The uncontroverted evidence establishes that Plaintiff was an employee of a service establishment, that her "regular rate of pay" exceeded one and one-half times the applicable minimum hourly rate, and that more than half her compensation for any representative period was from commissions on dog grooming services. As a result, Plaintiff is an exempt employee under 29 U.S.C. § 207(i) and Defendants are entitled to summary judgment on her FLSA claim for unpaid overtime.
B. Retaliation Claim
Retaliation claims under the FLSA are analyzed under the McDonnell Douglas framework. See Casey v. Livingston Parish Commc'ns. Dist., 2009 WL 577756, *5 (5th Cir. Mar. 6, 2009); Kanaida v. Gulf Coast Med. Personnel LP, 353 F.3d 568, 577 (5th Cir. 2004). First, the plaintiff must establish a prima facie case of retaliation by showing that (1) she engaged in activity protected under the FLSA; (2) she suffered an adverse employment action; and (3) there exists a causal link between the protected activity and the adverse employment action. See Casey, 2009 WL 577756 at *5; Aguirre v. SBC Communications, Inc., 2007 WL 2900577, *26 (S.D. Tex. Sept. 30, 2007) (Rosenthal, J.). Defendant argues that Plaintiff cannot establish a prima facie case of FLSA retaliation because she did not suffer an adverse employment action. An adverse employment action for purposes of a retaliation claim must include conduct that "a reasonable employee would have found . . . materially adverse, which in this context means it well might have dissuaded a reasonable worker from making or supporting a charge of discrimination." Burlington N. Santa Fe Ry. Co. v. White, 548 U.S. 53, 68 (2006). "The significance of any given act of retaliation will often depend upon the particular circumstances." Id. at 69. It is important to separate "significant from trivial harms." Id. at 68.
Plaintiff alleged in her Complaint that, after she complained that she was not being paid overtime compensation, Defendants retaliated against her "by reducing the amount of income she was able to generate through her piece rate work." See Complaint [Doc. # 1], ¶ 11. This allegation, however, is refuted by the uncontroverted evidence in the record. After Plaintiff complained in late 2007 that she was not being paid for overtime hours, her 50% rate of commission remained the same, her ability to claim a right of first refusal for the first ten dogs each day remained unchanged, and her actual income increased.

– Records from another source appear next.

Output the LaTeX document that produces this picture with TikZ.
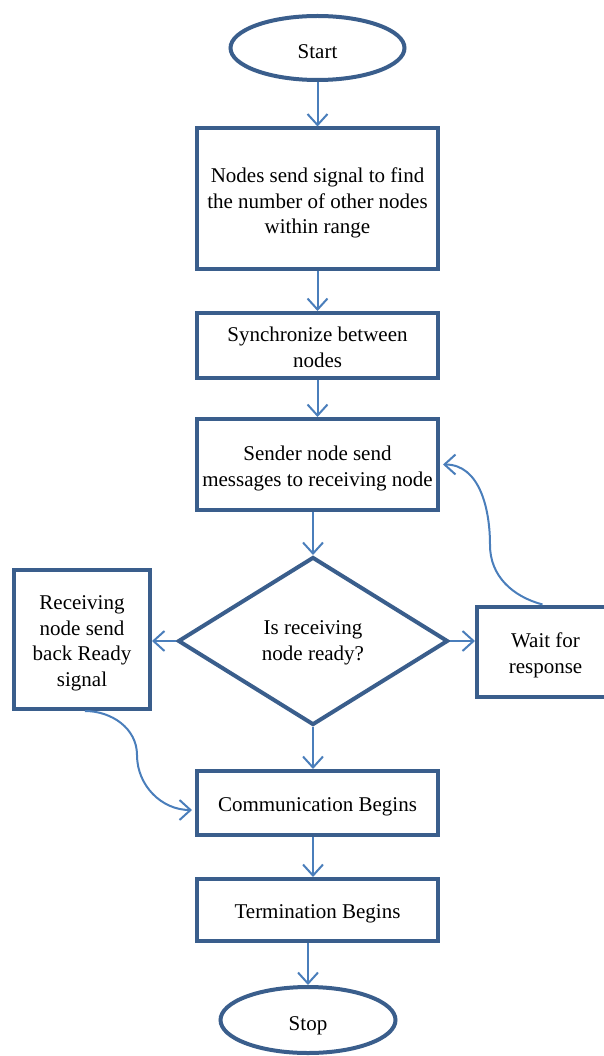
\documentclass[tikz,border=0pt]{standalone}
\usepackage{fontspec}
\setmainfont{Liberation Serif}
\usetikzlibrary{shapes.geometric,arrows.meta,calc}
\definecolor{bordc}{RGB}{58,94,140}
\definecolor{arrc}{RGB}{74,126,187}
\begin{document}
\begin{tikzpicture}[x=1pt,y=1pt,
  every node/.style={font=\fontsize{21}{25.5}\selectfont, align=center, inner sep=0pt},
  box/.style={draw=bordc, line width=4pt, fill=white, rectangle},
  term/.style={draw=bordc, line width=4pt, fill=white, ellipse},
  dec/.style={draw=bordc, line width=4pt, fill=white, diamond, aspect=1.6},
  txt/.style={yshift=-4pt},
  arr/.style={draw=arrc, line width=2pt, -{Straight Barb[length=11pt,width=20pt,line width=2pt]}}]
\useasboundingbox (0,0) rectangle (603,-1056);
\node[term, minimum width=174, minimum height=64] (start) at (317.5,-48) {};
\node[txt] (startt) at (start) {Start};
\node[box, minimum width=241, minimum height=141] (b1) at (317.5,-199) {};
\node[txt] (b1t) at (b1) {Nodes send signal to find\\the number of other nodes\\within range};
\node[box, minimum width=241, minimum height=65] (b2) at (317.5,-345.5) {};
\node[txt, yshift=2pt] (b2t) at (b2) {Synchronize between\\nodes};
\node[box, minimum width=241, minimum height=91] (b3) at (317.5,-464.5) {};
\node[txt] (b3t) at (b3) {Sender node send\\messages to receiving node};
\node[dec, minimum width=270, minimum height=168] (dia) at (313,-641) {};
\node (diat) at (313,-643) {Is receiving\\node ready?};
\node[box, minimum width=136, minimum height=139] (lb) at (82,-639.5) {};
\node[txt] (lbt) at (lb) {Receiving\\node send\\back Ready\\signal};
\node[box, minimum width=137, minimum height=90] (wait) at (545.5,-651.5) {};
\node[txt] (waitt) at (wait) {Wait for\\response};
\node[box, minimum width=241, minimum height=64] (comm) at (317.5,-803) {};
\node[txt] (commt) at (comm) {Communication Begins};
\node[box, minimum width=241, minimum height=62] (termb) at (317.5,-910) {};
\node[txt] (termt) at (termb) {Termination Begins};
\node[term, minimum width=175, minimum height=66] (stop) at (308,-1020) {};
\node[txt, yshift=-2pt] (stopt) at (stop) {Stop};

\draw[arr] (start.south) -- (b1.north);
\draw[arr] (b1.south) -- (b2.north);
\draw[arr] (b2.south) -- (b3.north);
\draw[arr] (b3.south -| dia.north) -- (dia.north);
\draw[arr] (dia.west) -- (dia.west -| lb.east);
\draw[arr] (dia.east) -- (dia.east -| wait.west);
\draw[arr] (dia.south) -- (dia.south |- comm.north);
\draw[arr] (dia.south |- comm.south) -- (dia.south |- termb.north);
\draw[arr] (stop.north |- termb.south) -- (stop.north);
\coordinate (wtop) at ($(wait.north)+(-3,0)$);
\coordinate (b3e) at ($(b3.east)+(3,0)$);
\draw[arr] (wtop) to[out=165,in=-90] (490,-545) to[out=90,in=0] (b3e);
\coordinate (lbot) at ($(lb.south)+(3,0)$);
\coordinate (cw) at ($(comm.west)+(-3,-7)$);
\draw[arr] (lbot) to[out=0,in=90] (137,-755) to[out=-90,in=180] (cw);
\end{tikzpicture}
\end{document}
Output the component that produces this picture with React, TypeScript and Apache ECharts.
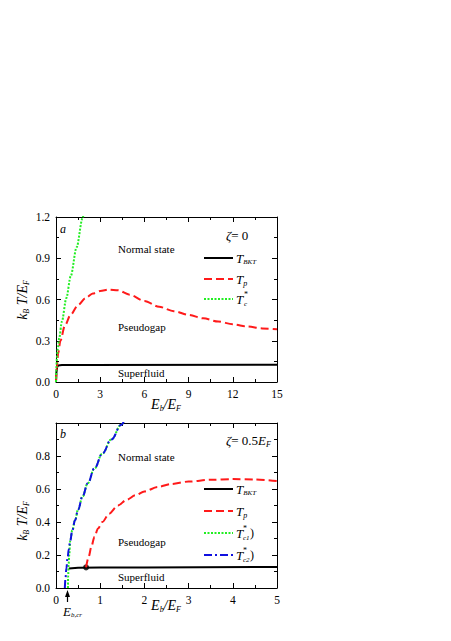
import React, { useEffect, useRef } from "react";
import * as echarts from "echarts";

const FONT = '"Liberation Serif", "Times New Roman", serif';

// ---- Panel (a): zeta = 0 ----
const xTicksA = { min: 0, max: 15, interval: 3 };
const yTicksA = { min: 0, max: 1.2, interval: 0.3 };
const tBktA: [number, number][] = [
  [0, 0], [0.03, 0.07], [0.08, 0.11], [0.15, 0.12], [0.4, 0.123], [2, 0.124], [15, 0.125],
];
const tpA: [number, number][] = [
  [0, 0], [0.05, 0.1], [0.15, 0.21], [0.3, 0.3], [0.6, 0.41], [1, 0.49], [1.5, 0.56],
  [2, 0.61], [2.5, 0.643], [3, 0.662], [3.6, 0.672], [4.2, 0.667], [5, 0.635], [6, 0.59],
  [7, 0.547], [8, 0.515], [9, 0.488], [10, 0.463], [11, 0.44], [12, 0.42], [13, 0.403],
  [14, 0.39], [15, 0.383],
];
const tcStarA: [number, number][] = [
  [0, 0], [0.02, 0.09], [0.06, 0.17], [0.12, 0.24], [0.22, 0.32], [0.4, 0.44],
  [0.7, 0.61], [1.0, 0.77], [1.4, 0.98], [1.8, 1.19], [1.9, 1.24],
];

// ---- Panel (b): zeta = 0.5 E_F ----
const xTicksB = { min: 0, max: 5, interval: 1 };
const yTicksB = { min: 0, max: 1.0, interval: 0.2 };
const tBktB: [number, number][] = [
  [0.29, 0.118], [0.5, 0.122], [1, 0.124], [2, 0.125], [5, 0.128],
];
const tpB: [number, number][] = [
  [0.68, 0.125], [0.74, 0.19], [0.8, 0.25], [0.87, 0.31], [0.95, 0.36], [1.05, 0.4],
  [1.2, 0.45], [1.4, 0.5], [1.6, 0.535], [1.8, 0.562], [2, 0.585], [2.3, 0.612],
  [2.6, 0.63], [3, 0.645], [3.5, 0.656], [4, 0.66], [4.5, 0.658], [5, 0.648],
];
const tc1B: [number, number][] = [
  [0.27, 0], [0.275, 0.07], [0.285, 0.14], [0.3, 0.2], [0.32, 0.285], [0.37, 0.35],
  [0.43, 0.41], [0.5, 0.475], [0.6, 0.555], [0.72, 0.635], [0.87, 0.725], [1.05, 0.815],
  [1.25, 0.9], [1.48, 0.99], [1.55, 1.02],
];
const tc2B: [number, number][] = [
  [0.2, 0], [0.215, 0.06], [0.235, 0.12], [0.26, 0.18], [0.29, 0.235], [0.32, 0.285],
  [0.37, 0.35], [0.43, 0.41], [0.5, 0.475], [0.6, 0.555], [0.72, 0.635], [0.87, 0.725],
  [1.05, 0.815], [1.25, 0.9], [1.48, 0.99], [1.55, 1.02],
];
const tpOnsetB: [number, number][] = [[0.68, 0.125]];

const BLACK = "#000000";
const RED = "#ff1a1a";
const GREEN = "#22ee22";
const BLUE = "#1010e0";

// Rich text: main tokens aligned to top of line, subscript tokens to bottom.
function mkRich(size: number, sub: number, shift: number) {
  const L = size / 2 + shift + sub / 2;
  return {
    L,
    rich: {
      i: { fontFamily: FONT, fontStyle: "italic", fontSize: size, lineHeight: L, verticalAlign: "top", fill: "#000" },
      r: { fontFamily: FONT, fontStyle: "normal", fontSize: size, lineHeight: L, verticalAlign: "top", fill: "#000" },
      s: { fontFamily: FONT, fontStyle: "italic", fontSize: sub, lineHeight: L, verticalAlign: "bottom", fill: "#000" },
    },
  };
}

function txt(x: number, y: number, text: string, size = 11, italic = false, align = "left") {
  return {
    type: "text",
    x,
    y,
    silent: true,
    style: {
      text,
      fill: "#000",
      fontFamily: FONT,
      fontSize: size,
      fontStyle: italic ? "italic" : "normal",
      align,
      verticalAlign: "middle",
    },
  };
}

// y = desired centre of the main-size glyphs
function richTxt(x: number, y: number, text: string, size: number, sub: number, shift: number, align = "left", rotation = 0) {
  const { L, rich } = mkRich(size, sub, shift);
  const off = (L - size) / 2;
  let px = x;
  let py = y + off;
  if (rotation !== 0) {
    px = x + off;
    py = y;
  }
  return {
    type: "text",
    x: px,
    y: py,
    rotation,
    silent: true,
    style: {
      text,
      rich,
      fill: "#000",
      fontFamily: FONT,
      fontSize: size,
      align,
      verticalAlign: "middle",
    },
  };
}

function legLine(y: number, color: string, dash: number[] | null) {
  return {
    type: "line",
    silent: true,
    shape: { x1: 204, y1: y, x2: 233, y2: y },
    style: { stroke: color, lineWidth: 2, lineDash: dash || undefined },
  };
}

function axisBase(extra: any) {
  return {
    type: "value",
    axisLine: { show: true, onZero: false, lineStyle: { color: "#000", width: 1 } },
    axisTick: { show: true, inside: true, length: 5, lineStyle: { color: "#000", width: 1 } },
    minorTick: { show: true, splitNumber: 2, length: 3, lineStyle: { color: "#000", width: 1 } },
    splitLine: { show: false },
    minorSplitLine: { show: false },
    axisLabel: { color: "#000", fontFamily: FONT, fontSize: 11.5, margin: 6 },
    ...extra,
  };
}

const DASH_RED = [8, 4];
const DOT_GREEN = [2, 1.5];
const DASHDOT_BLUE = [8, 3, 2, 3];

export default function App() {
  const ref = useRef<HTMLDivElement>(null);
  useEffect(() => {
    if (!ref.current) return;
    const chart = echarts.init(ref.current, null, { renderer: "svg" });
    const lineSeries = (name: string, data: [number, number][], color: string, dash: any, xi: number, yi: number, smooth: number | boolean = 0.3) => ({
      name,
      type: "line",
      data,
      xAxisIndex: xi,
      yAxisIndex: yi,
      showSymbol: false,
      symbol: "none",
      smooth,
      smoothMonotone: "x",
      clip: true,
      lineStyle: { color, width: 2, type: dash },
      silent: true,
    });

    const fmt1 = (v: number) => v.toFixed(1);
    const option: any = {
      animation: false,
      backgroundColor: "#ffffff",
      grid: [
        { left: 56, top: 217, width: 221, height: 165 },
        { left: 56, top: 423, width: 221, height: 165 },
      ],
      xAxis: [
        axisBase({ gridIndex: 0, position: "bottom", ...xTicksA }),
        axisBase({ gridIndex: 0, position: "top", ...xTicksA, axisLabel: { show: false } }),
        axisBase({ gridIndex: 1, position: "bottom", ...xTicksB }),
        axisBase({ gridIndex: 1, position: "top", ...xTicksB, axisLabel: { show: false } }),
      ],
      yAxis: [
        axisBase({ gridIndex: 0, position: "left", ...yTicksA, axisLabel: { color: "#000", fontFamily: FONT, fontSize: 11.5, margin: 6, formatter: fmt1 } }),
        axisBase({ gridIndex: 0, position: "right", ...yTicksA, axisLabel: { show: false } }),
        axisBase({
          gridIndex: 1, position: "left", ...yTicksB,
          axisLabel: { color: "#000", fontFamily: FONT, fontSize: 11.5, margin: 6, formatter: (v: number) => (v >= 0.999 ? "" : fmt1(v)) },
        }),
        axisBase({ gridIndex: 1, position: "right", ...yTicksB, axisLabel: { show: false } }),
      ],
      series: [
        lineSeries("T_BKT a", tBktA, BLACK, "solid", 0, 0, false),
        lineSeries("T_p a", tpA, RED, DASH_RED, 0, 0),
        lineSeries("T_c* a", tcStarA, GREEN, DOT_GREEN, 0, 0),
        lineSeries("T_BKT b", tBktB, BLACK, "solid", 2, 2, false),
        lineSeries("T_p b", tpB, RED, DASH_RED, 2, 2),
        lineSeries("T_c1* b", tc1B, GREEN, DOT_GREEN, 2, 2, 0.4),
        lineSeries("T_c2* b", tc2B, BLUE, DASHDOT_BLUE, 2, 2, 0.4),
        {
          name: "onset",
          type: "scatter",
          data: tpOnsetB,
          xAxisIndex: 2,
          yAxisIndex: 2,
          symbol: "circle",
          symbolSize: 6,
          itemStyle: { color: "#000" },
          silent: true,
        },
      ],
      graphic: [
        // panel a texts
        txt(60, 229, "a", 12, true),
        txt(118, 249, "Normal state", 11),
        txt(118, 327, "Pseudogap", 11),
        txt(118, 373, "Superfluid", 11),
        richTxt(226, 235, "{i|ζ}{r|= 0}", 13, 8, 4),
        legLine(258, BLACK, null),
        legLine(279, RED, DASH_RED),
        legLine(299, GREEN, DOT_GREEN),
        richTxt(236, 258, "{i|T}{s|BKT}", 13, 7, 4),
        richTxt(236, 279, "{i|T}{s|p}", 13, 8, 4),
        txt(236, 299, "T", 13, true),
        txt(244, 294, "*", 8, false),
        txt(244, 304, "c", 7, true),
        richTxt(22, 300, "{i|k}{s|B}{i| T/E}{s|F}", 14, 8, 4, "center", Math.PI / 2),
        richTxt(166, 404, "{i|E}{s|b}{i|/E}{s|F}", 14, 8, 4, "center"),
        // panel b texts
        txt(60, 434, "b", 12, true),
        txt(118, 457, "Normal state", 11),
        txt(118, 542, "Pseudogap", 11),
        txt(118, 577, "Superfluid", 11),
        richTxt(226, 440, "{i|ζ}{r|= 0.5}{i|E}{s|F}", 13, 8, 4),
        legLine(489, BLACK, null),
        legLine(511, RED, DASH_RED),
        legLine(533, GREEN, DOT_GREEN),
        legLine(555, BLUE, DASHDOT_BLUE),
        richTxt(236, 489, "{i|T}{s|BKT}", 13, 7, 4),
        richTxt(236, 511, "{i|T}{s|p}", 13, 8, 4),
        txt(236, 533, "T", 13, true),
        txt(243, 528, "*", 8, false),
        txt(243, 538, "c1", 7, true),
        txt(250, 533, ")", 12, false),
        txt(236, 555, "T", 13, true),
        txt(243, 550, "*", 8, false),
        txt(243, 560, "c2", 7, true),
        txt(250, 555, ")", 12, false),
        richTxt(22, 521, "{i|k}{s|B}{i| T/E}{s|F}", 14, 8, 4, "center", Math.PI / 2),
        richTxt(166, 605, "{i|E}{s|b}{i|/E}{s|F}", 14, 8, 4, "center"),
        // E_b,cr arrow
        {
          type: "line",
          silent: true,
          shape: { x1: 67.5, y1: 595, x2: 67.5, y2: 602 },
          style: { stroke: "#000", lineWidth: 1.2 },
        },
        {
          type: "polygon",
          silent: true,
          shape: { points: [[67.5, 590], [65, 597], [70, 597]] },
          style: { fill: "#000" },
        },
        richTxt(63, 611, "{i|E}{s|b,cr}", 13, 7, 4),
      ],
    };
    chart.setOption(option);
    return () => chart.dispose();
  }, []);
  return (
    <div
      ref={ref}
      style={{ position: "fixed", left: 0, top: 0, width: 451, height: 641, background: "#fff" }}
    />
  );
}
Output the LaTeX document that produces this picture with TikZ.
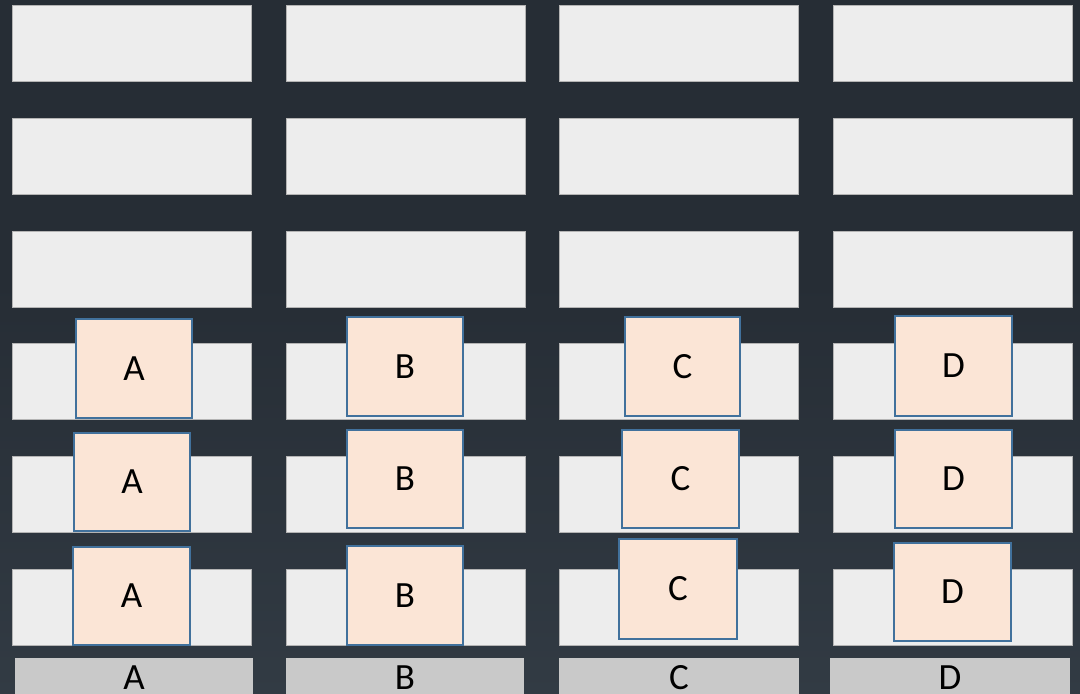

Indeed, in 2008, Plaintiff earned $23,898 for the period until her resignation on April 11, 2008.
Plaintiff stated in her Response that Smith "began to openly interview candidates for [Plaintiff's] position, and even introduced [her] to at least one of the potential candidates on one occasion." See Response, p. 4. Plaintiff also asserted in her Response that, when she advised Smith that she was unsure if she wanted to continue as grooming manager, Smith told her that he could not guarantee that she would make as much money as a regular groomer as she was making as the manager of the grooming department. See id. This alleged conduct does not rise to the level of an adverse employment action. A reasonable employee must anticipate that, if she threatens to resign her employment, the employer will begin to interview candidates to fill the vacated position. Smith's alleged statement that he could not guarantee that Plaintiff would earn as much if she chose to discontinue her position as grooming manager and become a regular groomer was accurate. As a regular groomer, Plaintiff would no longer be entitled to the bonuses or to claim a right of first refusal for the first ten dogs each day. Plaintiff has failed to present evidence that raises a genuine issue of material fact on the "adverse employment action" element of her prima facie case of retaliation under the FLSA. As a result, Defendants are entitled to summary judgment on this claim.
It is undisputed that Plaintiff elected to remain in the manager position rather than become a regular groomer.
Plaintiff states in the Conclusion section of her Response that she "believes she was constructively terminated from Rover Oaks." See Response, p. 13. An employee is constructively discharged when "the employer makes working conditions so intolerable that a reasonable employee would feel compelled to resign." McCoy v. City of Shreveport, 492 F.3d 551, 557 (5th Cir. 2007). The constructive discharge inquiry is an objective one, asking "whether a reasonable person in the plaintiff's shoes would have felt compelled to resign." Id. Plaintiff did not allege a constructive discharge in her Complaint and the theory is not properly presented for decision. In any event, on the merits, Plaintiff has not presented evidence that raises a genuine issue of material fact that a reasonable person in the situation as she describes it would have felt compelled to resign. Plaintiff has not presented evidence that supports a constructive discharge, either as a separate claim or as an "adverse employment action."
IV. CONCLUSION AND ORDER
Based on the foregoing, the Court concludes that Plaintiff was an exempt employee and is not entitled to overtime compensation under the FLSA. The Court further concludes that Plaintiff has failed to raise a genuine issue of material fact to support a prima facie case of FLSA retaliation. Accordingly, it is hereby
ORDERED that Defendants' Motion for Summary Judgment [Doc. # 19] is GRANTED. The Court will issue a separate Final Judgment.